## START THE DATA

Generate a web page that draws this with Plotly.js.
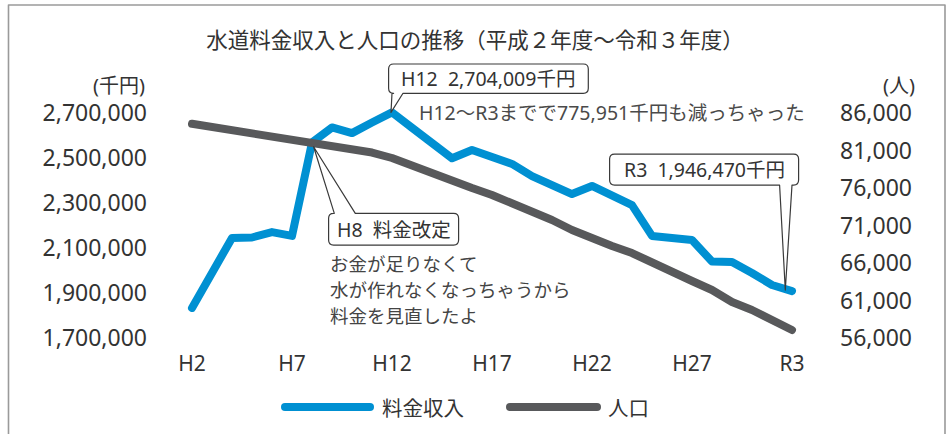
<!DOCTYPE html>
<html><head><meta charset="utf-8">
<script src="https://cdn.plot.ly/plotly-3.0.1.min.js"></script>
<style>
html,body{margin:0;padding:0;background:#fff;}
#chart{width:952px;height:434px;}
.js-line{stroke-linecap:round !important;stroke-linejoin:round !important;}
.shapelayer path{stroke-linecap:round;stroke-linejoin:round;}
</style></head><body><div id="chart"></div>
<script>
// ---- data ----
const tickLabels = ['H2','H7','H12','H17','H22','H27','R3'];
const tickIndex  = [0,5,10,15,20,25,30];
const revenue = [1835000,1990000,2146000,2148000,2172000,2155000,2570000,2637000,2612000,2659000,
                 2704009,2636000,2568000,2500000,2537000,2506000,2475000,2421000,2381000,2341000,
                 2377000,2337000,2292000,2155000,2146000,2137000,2041000,2039000,1990000,1937000,1910000];
const population = [84600,84170,83640,83240,82840,82440,82040,81640,81240,80770,
                    80040,78970,78040,77110,76040,75110,74040,72970,71770,70440,
                    69240,68310,67370,66040,64970,63640,62440,60840,59770,58440,57110];
const leftTicks  = [1700000,1900000,2100000,2300000,2500000,2700000];
const rightTicks = [56000,61000,66000,71000,76000,81000,86000];
const seriesNames = ['料金収入','人口'];
const idx = revenue.map((_, i) => i);

// ---- layout helpers ----
const W=952, H=434;
const M={l:172, r:140, t:50, b:87};
const PW=W-M.l-M.r, PH=H-M.t-M.b;
const px = x => (x-M.l)/PW;
const py = y => 1-(y-M.t)/PH;
const LAT = '"Noto Sans", "Noto Sans CJK JP", sans-serif';
const JP  = '"Noto Sans CJK JP", "Noto Sans", sans-serif';
const BLUE = '#0090D2', GRAY = '#58595B', TXT = '#333333';
const SP = '\u00A0\u00A0';

// speech bubble path (screen offsets, y down) relative to anchor
function bubblePath(b){
  const [x0,y0,x1,y1]=b.box, r=b.r||5, [tx,ty]=b.tip, [bx0,bx1]=b.base;
  const P=(x,y)=>x.toFixed(1)+','+(-y).toFixed(1);
  let d='M '+P(x0+r,y0)+' ';
  if(b.side==='top'){ d+='L '+P(bx0,y0)+' L '+P(tx,ty)+' L '+P(bx1,y0)+' '; }
  d+='L '+P(x1-r,y0)+' Q '+P(x1,y0)+' '+P(x1,y0+r)+' L '+P(x1,y1-r)+' Q '+P(x1,y1)+' '+P(x1-r,y1)+' ';
  if(b.side==='bottom'){ d+='L '+P(bx1,y1)+' L '+P(tx,ty)+' L '+P(bx0,y1)+' '; }
  d+='L '+P(x0+r,y1)+' Q '+P(x0,y1)+' '+P(x0,y1-r)+' L '+P(x0,y0+r)+' Q '+P(x0,y0)+' '+P(x0+r,y0)+' Z';
  return d;
}
const callouts = [
  {i:10, text:'H12'+SP+'2,704,009千円', box:[-3.4,-48.4,196.3,-19.1], tip:[-1,0], base:[0,11], side:'bottom'},
  {i:6,  text:'H8'+SP+'料金改定',        box:[16.6,70.8,146.6,102.5], tip:[1.6,4.2], base:[22.3,43.3], side:'top'},
  {i:30, text:'R3'+SP+'1,946,470千円',  box:[-182.4,-137,6.6,-106], tip:[-6.7,-1], base:[-12.4,0], side:'bottom'}
];

const shapes=[], annotations=[];
callouts.forEach(c=>{
  shapes.push({type:'path', xref:'x', yref:'y', xsizemode:'pixel', ysizemode:'pixel',
    xanchor:c.i, yanchor:revenue[c.i], path:bubblePath(c), fillcolor:'#ffffff',
    line:{color:'#3a3a3a', width:1.2}, layer:'above'});
  annotations.push({xref:'x', yref:'y', x:c.i, y:revenue[c.i], showarrow:false,
    xshift:(c.box[0]+c.box[2])/2, yshift:-(c.box[1]+c.box[3])/2,
    xanchor:'center', yanchor:'middle', text:c.text, font:{family:LAT, size:19.5, color:TXT}});
});

// frame
shapes.push({type:'rect', xref:'paper', yref:'paper', x0:px(8.5), x1:px(945), y0:py(5), y1:py(445),
  line:{color:'#9a9a9a', width:1.6}, fillcolor:'rgba(0,0,0,0)', layer:'below'});
// manual legend
const legendItems=[{c:BLUE, x0:285, x1:370, tx:380, name:seriesNames[0]},{c:GRAY, x0:510, x1:597, tx:606, name:seriesNames[1]}];
legendItems.forEach(li=>{
  shapes.push({type:'line', xref:'paper', yref:'paper', x0:px(li.x0), x1:px(li.x1), y0:py(407), y1:py(407),
    line:{color:li.c, width:8}});
  annotations.push({xref:'paper', yref:'paper', x:px(li.tx), y:py(407), xanchor:'left', yanchor:'middle',
    showarrow:false, text:li.name, font:{family:JP, size:20.5, color:TXT}});
});

// unit labels
annotations.push({xref:'paper', yref:'paper', x:px(147), y:py(85), xanchor:'right', yanchor:'middle', showarrow:false,
  text:'(千円)', font:{family:LAT, size:20, color:TXT}});
annotations.push({xref:'paper', yref:'paper', x:px(917), y:py(85), xanchor:'right', yanchor:'middle', showarrow:false,
  text:'(人)', font:{family:LAT, size:20, color:TXT}});
// comments
annotations.push({xref:'paper', yref:'paper', x:px(417), y:py(112.5), xanchor:'left', yanchor:'middle', showarrow:false,
  text:'H12～R3までで775,951千円も減っちゃった', font:{family:LAT, size:19.5, color:'#4a4a4a'}});
const noteLines=['お金が足りなくて','水が作れなくなっちゃうから','料金を見直したよ'];
const noteY=[263.5,289.5,315.5];
noteLines.forEach((t,k)=>annotations.push({xref:'paper', yref:'paper', x:px(328), y:py(noteY[k]), xanchor:'left', yanchor:'middle',
  showarrow:false, text:t, font:{family:LAT, size:18.5, color:'#444444'}}));

const traces=[
  {x:idx, y:revenue, type:'scatter', mode:'lines', name:seriesNames[0], yaxis:'y', line:{color:BLUE, width:8}},
  {x:idx, y:population, type:'scatter', mode:'lines', name:seriesNames[1], yaxis:'y2', line:{color:GRAY, width:8}}
];

const layout={
  width:W, height:H, margin:M, showlegend:false, paper_bgcolor:'#fff', plot_bgcolor:'rgba(0,0,0,0)',
  title:{text:'水道料金収入と人口の推移（平成２年度～令和３年度）', xref:'container', yref:'container',
    x:475/W, y:1-40/H, xanchor:'center', yanchor:'middle', font:{family:JP, size:21.5, color:TXT}},
  xaxis:{range:[-1,31], tickvals:tickIndex, ticktext:tickLabels, showgrid:false, zeroline:false, showline:false,
    ticks:'', tickfont:{family:LAT, size:21, color:TXT}, ticklabelstandoff:2, fixedrange:true},
  yaxis:{range:[1661333,2981333.33], tickvals:leftTicks, tickformat:',', showgrid:false, zeroline:false, showline:false,
    ticks:'', tickfont:{family:LAT, size:23, color:TXT}, ticklabelstandoff:24, fixedrange:true},
  yaxis2:{range:[54840,94440], overlaying:'y', side:'right', tickvals:rightTicks, tickformat:',', showgrid:false,
    zeroline:false, showline:false, ticks:'', tickfont:{family:LAT, size:23, color:TXT}, ticklabelstandoff:27, fixedrange:true},
  shapes:shapes, annotations:annotations
};
Plotly.newPlot('chart', traces, layout, {displayModeBar:false, staticPlot:true});
</script></body></html>
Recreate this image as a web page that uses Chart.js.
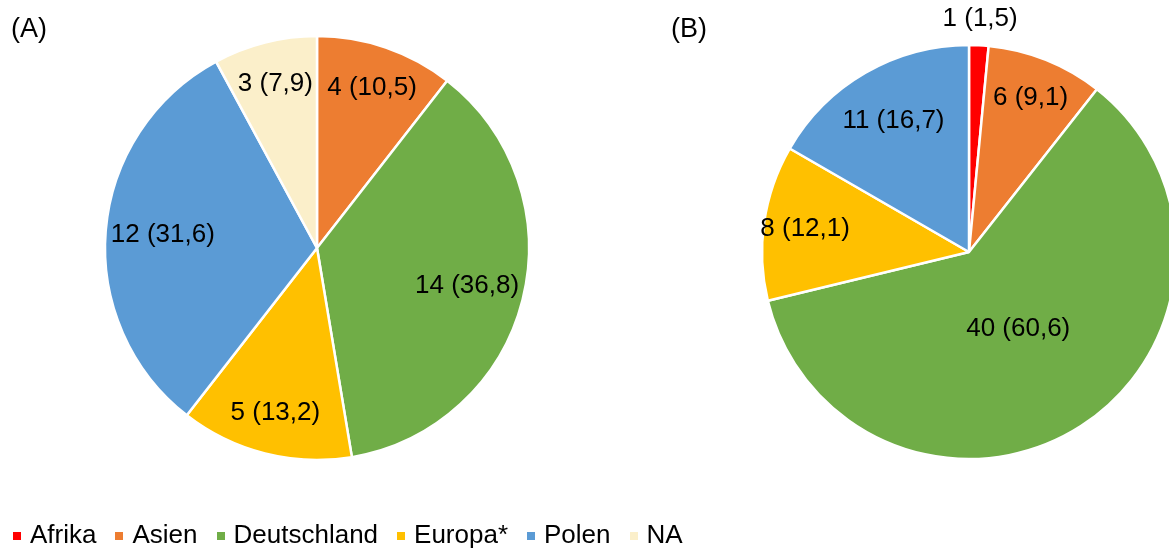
<!DOCTYPE html>
<html lang="de">
<head>
<meta charset="utf-8">
<title>Herkunft</title>
<script src="https://cdn.jsdelivr.net/npm/chart.js@4.4.1/dist/chart.umd.min.js"></script>
<style>
  html, body { margin: 0; padding: 0; background: #fff; overflow: hidden; }
  body { width: 1169px; height: 548px; position: relative; font-family: Arial, "Liberation Sans", sans-serif; }
  canvas { position: absolute; left: 0; top: 0; }
  .panel-title { position: absolute; top: 10px; font-size: 27px; color: #000; line-height: 36px; }
  #legend { position: absolute; left: 13px; top: 519px; display: flex; align-items: center; font-size: 26px; line-height: 30px; color: #000; white-space: nowrap; }
  #legend .item { display: flex; align-items: center; margin-right: 19px; }
  #legend .box { width: 8px; height: 8px; margin-right: 9px; position: relative; top: 2px; }
</style>
</head>
<body>
<canvas id="pieA" width="1169" height="548"></canvas>
<canvas id="pieB" width="1169" height="548"></canvas>
<div class="panel-title" id="titleA" style="left:11px"></div>
<div class="panel-title" id="titleB" style="left:671px"></div>
<div id="legend"></div>

<script>
// Herkunftsregionen, Anzahl je Gruppe
const categories = ['Afrika', 'Asien', 'Deutschland', 'Europa*', 'Polen', 'NA'];
const countsA = [0, 4, 14, 5, 12, 3];
const countsB = [1, 6, 40, 8, 11, 0];
const panelTitles = ['(A)', '(B)'];

// Farben je Kategorie
const palette = ['#FF0000', '#ED7D31', '#70AD47', '#FFC000', '#5B9BD5', '#FBEFCA'];

// "n (p)" mit Prozent auf eine Nachkommastelle, Dezimalkomma
function sliceLabel(v, total) {
  return v + ' (' + (v / total * 100).toFixed(1).replace('.', ',') + ')';
}

// Abstand des Labels vom Mittelpunkt, relativ zum Radius
function labelRadiusFactor(frac) {
  if (frac > 0.5) return 0.44;
  if (frac < 0.03) return 1.13;
  if (frac < 0.14) return 0.8;
  return 0.73;
}

const sliceLabels = {
  id: 'sliceLabels',
  afterDatasetsDraw(chart) {
    const ctx = chart.ctx;
    const data = chart.data.datasets[0].data;
    const total = data.reduce((a, b) => a + b, 0);
    const meta = chart.getDatasetMeta(0);
    ctx.save();
    ctx.font = '26px Arial, "Liberation Sans", sans-serif';
    ctx.fillStyle = '#000';
    ctx.textAlign = 'center';
    ctx.textBaseline = 'middle';
    meta.data.forEach((arc, i) => {
      const v = data[i];
      if (!v) return;
      const p = arc.getProps(['x', 'y', 'startAngle', 'endAngle', 'outerRadius'], true);
      const mid = (p.startAngle + p.endAngle) / 2;
      const r = p.outerRadius * labelRadiusFactor(v / total);
      ctx.fillText(sliceLabel(v, total), p.x + Math.cos(mid) * r, p.y + Math.sin(mid) * r);
    });
    ctx.restore();
  }
};

function makePie(canvasId, counts, radius, padding) {
  return new Chart(document.getElementById(canvasId), {
    type: 'pie',
    data: {
      labels: categories,
      datasets: [{
        data: counts,
        backgroundColor: palette,
        borderColor: '#ffffff',
        borderWidth: 2.5
      }]
    },
    options: {
      responsive: false,
      animation: false,
      radius: radius,
      layout: { padding: padding },
      plugins: { legend: { display: false }, tooltip: { enabled: false } },
      events: []
    },
    plugins: [sliceLabels]
  });
}

makePie('pieA', countsA, 212, { left: 87, right: 622, top: 18, bottom: 70 });
makePie('pieB', countsB, 207, { left: 769, right: 0, top: 52, bottom: 96 });

document.getElementById('titleA').textContent = panelTitles[0];
document.getElementById('titleB').textContent = panelTitles[1];

// Gemeinsame Legende
const legend = document.getElementById('legend');
categories.forEach((name, i) => {
  const item = document.createElement('div');
  item.className = 'item';
  const box = document.createElement('span');
  box.className = 'box';
  box.style.background = palette[i];
  const txt = document.createElement('span');
  txt.textContent = name;
  item.appendChild(box);
  item.appendChild(txt);
  legend.appendChild(item);
});
</script>
</body>
</html>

## END THE DATA

TASK BRIEF -> Take the records from their first line through the line containing "const idx = revenue.map((_, i) => i);" and please return exactly those lines, both ends included, minus the pictures.

REPLY TO THE EXERCISE ->
Generate a web page that draws this with Plotly.js.
<!DOCTYPE html>
<html><head><meta charset="utf-8">
<script src="https://cdn.plot.ly/plotly-3.0.1.min.js"></script>
<style>
html,body{margin:0;padding:0;background:#fff;}
#chart{width:952px;height:434px;}
.js-line{stroke-linecap:round !important;stroke-linejoin:round !important;}
.shapelayer path{stroke-linecap:round;stroke-linejoin:round;}
</style></head><body><div id="chart"></div>
<script>
// ---- data ----
const tickLabels = ['H2','H7','H12','H17','H22','H27','R3'];
const tickIndex  = [0,5,10,15,20,25,30];
const revenue = [1835000,1990000,2146000,2148000,2172000,2155000,2570000,2637000,2612000,2659000,
                 2704009,2636000,2568000,2500000,2537000,2506000,2475000,2421000,2381000,2341000,
                 2377000,2337000,2292000,2155000,2146000,2137000,2041000,2039000,1990000,1937000,1910000];
const population = [84600,84170,83640,83240,82840,82440,82040,81640,81240,80770,
                    80040,78970,78040,77110,76040,75110,74040,72970,71770,70440,
                    69240,68310,67370,66040,64970,63640,62440,60840,59770,58440,57110];
const leftTicks  = [1700000,1900000,2100000,2300000,2500000,2700000];
const rightTicks = [56000,61000,66000,71000,76000,81000,86000];
const seriesNames = ['料金収入','人口'];
const idx = revenue.map((_, i) => i);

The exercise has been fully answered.